Hungry Hungry Hippos, Capsela, Snap-together models, Testor chemicals, Hot Wheels Factory, Atari 2600, money, socks, batteries, books, cards, a computer! Basically, every Christmas was indulgent and satisfying. I had no competition, and I loved the entire day. I didn’t have a staircase in my house, so there was no sneaking to the top of the staircase, most of the fireplaces that we had in Phoenix didn’t have a mantle, and were just stucco be-hive style, so the stockings, although hung, didn’t look “hollywoodized,” and it certainly didn’t snow. Santa was believable for years, even though he’s typically over-dressed for this climate. But I knew who the real Santas were the first time I saw a gift with “From: Santa” written on it before Santa had made his rounds! Sneaky!
After the initial morning madness with me and my parents…ehem…Santas, my grandparents on my father’s side (Baca Baca and Grandaddy) along with uncle Steevo would show up. By this time, in my mind, as a young boy, hours had already passed and I had already traveled the universe in my lego space-ship and invariably disassembled something and learned the schematics, then reassembled it and continued on. In reality, it was only an hour or so. Breakfast, this strange “adult” cake that they called “coffee cake” (I never understood that,) and additional gift opening would commence.
When the adults were done marveling at my ability to out-play everyone on Perfection, and had consumed enough of whatever they were consuming (must have been orange juice and 7Up, just like me, right?) they would giddy up and head out until next year.
That left me with the entire afternoon (again, time was relative) to play play play with my new stuff. Most of what I received growing up required my creativity. I didn’t have a lot of useless toys. In fact, I had a lot of scientific stuff. Things that I would have to build, or figure out. It was perfect for me.

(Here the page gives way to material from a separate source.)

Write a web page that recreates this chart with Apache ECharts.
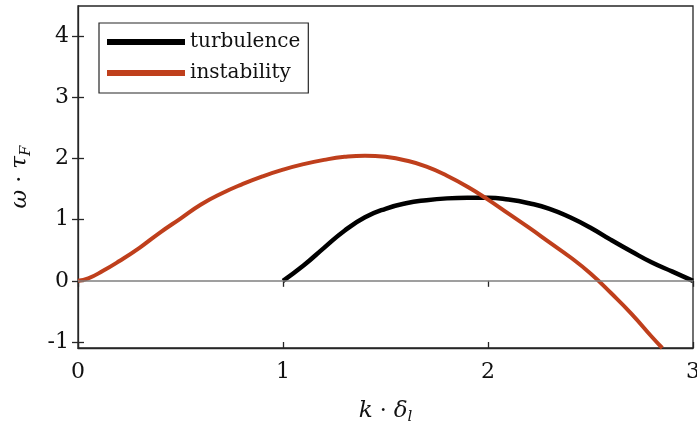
<!DOCTYPE html>
<html>
<head>
<meta charset="utf-8">
<script src="https://cdn.jsdelivr.net/npm/echarts@6/dist/echarts.min.js"></script>
<style>
  html, body { margin: 0; padding: 0; background: #fff; }
  #chart { width: 697px; height: 426px; }
</style>
</head>
<body>
<div id="chart"></div>
<script>
// values
const turbX = [1.0, 1.1, 1.2, 1.3, 1.4, 1.5, 1.6, 1.7, 1.8, 1.9, 2.0, 2.1, 2.2, 2.3, 2.4, 2.5, 2.6, 2.7, 2.8, 2.9, 3.0];
const turbY = [0, 0.25, 0.54, 0.82, 1.04, 1.18, 1.27, 1.32, 1.35, 1.36, 1.36, 1.33, 1.27, 1.18, 1.04, 0.87, 0.67, 0.48, 0.30, 0.15, 0.0];

const instX = [0, 0.05, 0.12, 0.2, 0.3, 0.4, 0.5, 0.6, 0.7, 0.8, 0.9, 1.0, 1.1, 1.2, 1.3, 1.4, 1.5, 1.6, 1.7, 1.8, 1.9, 2.0, 2.1, 2.2, 2.3, 2.4, 2.5, 2.6, 2.7, 2.8, 2.85];
const instY = [0, 0.04, 0.16, 0.32, 0.54, 0.79, 1.02, 1.25, 1.43, 1.58, 1.71, 1.82, 1.91, 1.98, 2.03, 2.05, 2.03, 1.97, 1.87, 1.72, 1.54, 1.33, 1.1, 0.87, 0.63, 0.39, 0.12, -0.2, -0.54, -0.92, -1.1];

const xTicks = [0, 1, 2, 3];
const yTicks = [-1, 0, 1, 2, 3, 4];

const serif = '"DejaVu Serif", "Liberation Serif", serif';
const axisCol = '#262626';

function pairs(xs, ys) {
    return xs.map((x, i) => [x, ys[i]]);
}

let chart = echarts.init(document.getElementById('chart'));

let nameRich = {
    i: { fontFamily: serif, fontStyle: 'italic', fontSize: 23, color: '#111' },
    sub: { fontFamily: serif, fontStyle: 'italic', fontSize: 15, verticalAlign: 'bottom', padding: [12, 0, 0, 0], color: '#111' }
};

let option = {
    backgroundColor: '#fff',
    animation: false,
    grid: {
        left: 78, right: 4, top: 6, bottom: 78,
        outerBoundsMode: 'none',
        show: true, borderColor: axisCol, borderWidth: 1.3, backgroundColor: 'transparent'
    },
    legend: {
        orient: 'vertical',
        left: 99, top: 23,
        padding: [9, 8, 10, 8],
        itemWidth: 78, itemHeight: 6,
        itemGap: 11,
        itemTextGap: 5,
        icon: 'rect',
        borderColor: axisCol, borderWidth: 1.2,
        textStyle: { fontFamily: serif, fontSize: 20, color: '#111' },
        data: ['turbulence', 'instability']
    },
    xAxis: [{
        type: 'value', min: 0, max: 3,
        name: '{i|k} · {i|δ}{sub|l}',
        nameLocation: 'middle', nameGap: 50,
        nameTextStyle: { fontFamily: serif, fontSize: 22, color: '#111', rich: nameRich },
        axisLine: { onZero: false, lineStyle: { color: axisCol, width: 1.3 } },
        axisTick: { inside: true, length: 6, customValues: xTicks, lineStyle: { color: axisCol, width: 1.3 } },
        axisLabel: { customValues: xTicks, margin: 13, fontFamily: serif, fontSize: 22, color: '#111' },
        splitLine: { show: false }
    }, {
        type: 'value', min: 0, max: 3, position: 'top',
        axisLine: { show: false },
        axisTick: { inside: true, length: 6, customValues: xTicks, lineStyle: { color: axisCol, width: 1.3 } },
        axisLabel: { show: false },
        splitLine: { show: false }
    }],
    yAxis: [{
        type: 'value', min: -1.1, max: 4.5,
        name: '{i|ω} · {i|τ}{sub|F}',
        nameLocation: 'middle', nameGap: 44, nameRotate: 90,
        nameTextStyle: { fontFamily: serif, fontSize: 22, color: '#111', rich: nameRich },
        axisLine: { onZero: false, lineStyle: { color: axisCol, width: 1.3 } },
        axisTick: { inside: true, length: 6, customValues: yTicks, lineStyle: { color: axisCol, width: 1.3 } },
        axisLabel: { customValues: yTicks, margin: 9, fontFamily: serif, fontSize: 22, color: '#111' },
        splitLine: { show: false }
    }, {
        type: 'value', min: -1.1, max: 4.5, position: 'right',
        axisLine: { show: false },
        axisTick: { inside: true, length: 6, customValues: yTicks, lineStyle: { color: axisCol, width: 1.3 } },
        axisLabel: { show: false },
        splitLine: { show: false }
    }],
    series: [{
        name: 'turbulence',
        type: 'line',
        data: pairs(turbX, turbY),
        smooth: 0.5,
        showSymbol: false,
        color: '#000',
        lineStyle: { color: '#000', width: 4.5 },
        z: 3,
        markLine: {
            silent: true, symbol: 'none', label: { show: false },
            lineStyle: { color: '#7f7f7f', width: 1.5, type: 'solid' },
            data: [{ yAxis: 0 }]
        }
    }, {
        name: 'instability',
        type: 'line',
        data: pairs(instX, instY),
        smooth: 0.5,
        showSymbol: false,
        color: '#bf3f1c',
        lineStyle: { color: '#bf3f1c', width: 4 },
        z: 4
    }]
};

chart.setOption(option);
</script>
</body>
</html>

For dinner, we would cart everything over to my mom’s side of the family and do it all over again. Opening gifts, playing the piano, eating, eating, eating. Eventually the night would lead to me faking my own sleep so they’d have to carry me out. I don’t know if I did that because I was lazy and didn’t want to walk, or if I just liked being carried by mom or dad. Probably the latter ;).
The holidays used to be filled with family. Now it’s just me. Mom and Dad divorced something like 20 years ago and both re-married. Suzanne (Gu Gu), Evelyn (Baca Baca) and Grandaddy are all gone now, and so is Su Su, my mom’s sister Susan. Uncle Tom has been living in Santa Barbara for quite some time now, and the Merritt family has been in Oklahoma for eons.
I know that there are plenty of people with open homes on a day like today, and I love that. But, even as warm and inviting as it may be, it’s just not the same. In fact, sometimes it’s even harder when you’re invited somewhere that’s outside of the realm of what you envision as your own family tradition. I’m getting older, and I feel behind almost everyone I know. My entire circle of friends, save for a few, have either been married and have kids, or are married with kids, or are newly married.
Today, I was supposed to be spending time with someone I had been interested in. That came to an abrupt end on the 22nd, and even though it’s probably the right direction, it still stinks.
So for now, and as long as I can see, Christmas is going to be tough. This past year I’ve spent most of my energy getting out of debt, which meant sacrificing in so many areas that I had become accustomed to maintaining. I still have a housing issue to deal with, but other than that, I owe no-one, which is a major accomplishment.
I have no idea what the future holds, but it’s got to be better than this. I know, I know…I could come over to your house and spend time with you, and I appreciate the offer. Today, I’ll be joining my Dad, as he is also alone this Christmas, and we’ll eat that damn California Pizza Kitchen frozen pizza, have our own effin’ bloody mary’s, and watch some foosball or something like that, even though I hate football.
I hope that your Christmas is what you envision it to be this year…one day mine will be again.